Con el tiempo, y tras ocupar un alto porcentaje de las noticias y de las conversaciones a lo largo y ancho del mundo, la pandemia -la última, que aún colea- ha decaído en el interés público de la mano de la propia decadencia vírica. La mascarilla, el confinamiento y las vacunas parecen estar detrás de una victoria lograda a costa de más de seis millones de muertos extra en el planeta, y alrededor de 500 millones de contagiados. La incertidumbre propició diversos perfiles sociales de urgencia: obsesivos, negacionistas, expertos repentinos. De estos últimos nos hemos nutrido hasta el hartazgo quienes fuimos sólo obedientes; ha sido central sociológicamente el rol de estos sin papeles de la información publicada en medios algo fiables, y también de la visionaria, inventada o mero rumor. Si, más allá de cantantes con rímel en modo maracas, hubo presidentes y jefes de Estado negacionistas, qué se podía esperar de la gente de a pie, que llegamos a sentir los síntomas aun sin tener la enfermedad. Quienes se confinaron a solas parecen haber estado muy expuestos a desequilibrios emocionales, hasta caer presos de la paranoia, la ansiedad y otras cosas del sufrir de la psique. Los mayores y enfermos crónicos se sabían en las primeras listas negras de la parca: quién sabe si esa angustia agravó el cuadro. Ahora, los niños -los más necesitados de relaciones para su crecimiento saludable- muestran de forma demorada efectos nocivos en sus cabecitas. Eso dicen los terapeutas del ramo.
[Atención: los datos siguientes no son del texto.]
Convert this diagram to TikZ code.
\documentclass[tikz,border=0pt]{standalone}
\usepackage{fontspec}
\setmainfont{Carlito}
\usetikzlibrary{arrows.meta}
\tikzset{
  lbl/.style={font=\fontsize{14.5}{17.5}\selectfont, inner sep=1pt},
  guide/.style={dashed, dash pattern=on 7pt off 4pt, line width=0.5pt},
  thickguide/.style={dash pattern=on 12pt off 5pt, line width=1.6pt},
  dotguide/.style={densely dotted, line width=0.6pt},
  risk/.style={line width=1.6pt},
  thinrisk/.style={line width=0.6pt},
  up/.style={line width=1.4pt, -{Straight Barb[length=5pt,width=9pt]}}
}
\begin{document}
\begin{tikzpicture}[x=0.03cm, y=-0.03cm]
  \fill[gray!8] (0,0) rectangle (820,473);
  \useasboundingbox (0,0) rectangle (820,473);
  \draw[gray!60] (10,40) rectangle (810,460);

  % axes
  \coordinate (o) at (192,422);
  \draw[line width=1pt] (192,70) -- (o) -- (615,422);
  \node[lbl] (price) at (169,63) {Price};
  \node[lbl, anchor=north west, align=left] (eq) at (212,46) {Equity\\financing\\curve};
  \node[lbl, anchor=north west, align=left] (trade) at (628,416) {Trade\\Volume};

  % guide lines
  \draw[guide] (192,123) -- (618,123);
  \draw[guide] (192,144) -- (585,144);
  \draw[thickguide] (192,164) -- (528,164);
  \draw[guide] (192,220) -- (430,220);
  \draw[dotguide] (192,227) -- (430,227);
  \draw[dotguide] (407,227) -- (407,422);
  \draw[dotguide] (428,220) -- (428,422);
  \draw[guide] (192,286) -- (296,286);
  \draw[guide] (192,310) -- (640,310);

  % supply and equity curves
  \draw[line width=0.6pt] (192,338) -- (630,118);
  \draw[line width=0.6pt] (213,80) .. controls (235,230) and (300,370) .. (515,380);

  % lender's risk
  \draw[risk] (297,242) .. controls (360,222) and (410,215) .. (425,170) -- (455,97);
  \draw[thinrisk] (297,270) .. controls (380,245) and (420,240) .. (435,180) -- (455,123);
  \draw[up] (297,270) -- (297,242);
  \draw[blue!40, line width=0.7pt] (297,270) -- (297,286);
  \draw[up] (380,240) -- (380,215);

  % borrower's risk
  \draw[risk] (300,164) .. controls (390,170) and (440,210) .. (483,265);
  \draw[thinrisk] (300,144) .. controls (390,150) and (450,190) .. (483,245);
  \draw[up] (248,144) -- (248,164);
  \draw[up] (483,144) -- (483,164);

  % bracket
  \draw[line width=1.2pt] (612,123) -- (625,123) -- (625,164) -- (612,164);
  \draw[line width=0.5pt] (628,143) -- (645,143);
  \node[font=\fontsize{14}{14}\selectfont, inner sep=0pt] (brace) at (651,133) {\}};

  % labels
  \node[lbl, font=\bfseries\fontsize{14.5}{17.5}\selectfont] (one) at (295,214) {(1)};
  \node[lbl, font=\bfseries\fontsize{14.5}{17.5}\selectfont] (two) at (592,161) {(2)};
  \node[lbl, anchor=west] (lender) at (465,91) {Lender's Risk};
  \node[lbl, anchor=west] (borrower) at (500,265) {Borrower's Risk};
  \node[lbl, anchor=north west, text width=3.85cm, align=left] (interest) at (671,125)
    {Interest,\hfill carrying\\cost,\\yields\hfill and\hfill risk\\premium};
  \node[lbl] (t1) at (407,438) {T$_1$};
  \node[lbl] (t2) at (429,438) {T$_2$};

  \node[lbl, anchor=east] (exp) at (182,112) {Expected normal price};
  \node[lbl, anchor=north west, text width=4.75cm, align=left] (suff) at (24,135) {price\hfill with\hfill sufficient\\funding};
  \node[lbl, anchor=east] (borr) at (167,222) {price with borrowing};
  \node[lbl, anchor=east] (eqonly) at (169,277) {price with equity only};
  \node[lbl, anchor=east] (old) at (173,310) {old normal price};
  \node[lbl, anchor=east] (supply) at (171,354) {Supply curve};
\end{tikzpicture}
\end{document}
Sin embargo, y a riesgo de caer una especie de posnegacionismo, he visto en la tele y los papeles a los varios psicólogos -la que más cámara ha chupado, psicóloga- alertando y alarmando sobre la cantidad de miles de pequeños que no están siendo debidamente diagnosticados y tratados por estas patologías... en su gabinete o, si no pudiera esto ser, en el de otros colegas. Circulan datos al respecto que evalúan en un incremento del 30% de las consultas de salud mental en esas edades, y hasta llegar a la fase juvenil. Tras la pandemia del invisible pero tan real del Covid-19, llega la pandemia emocional infantil. Que, revirado y malpensado que se ha vuelto uno, parece ser un tren barato que coger de la mano de las advertencias de riesgo masivo dirigidas a padres y madres, de suyo hipersensibles con las cosas de sus hijos. Diría uno, emparanoiado que hay algo de comsionismo de ocasión, como el de las mascarillas del Madrid más trincón, pero sin la impronta hortera y de nuevo rico -uno de rancio abolengo- de las dos prendas de Madrid. De diván.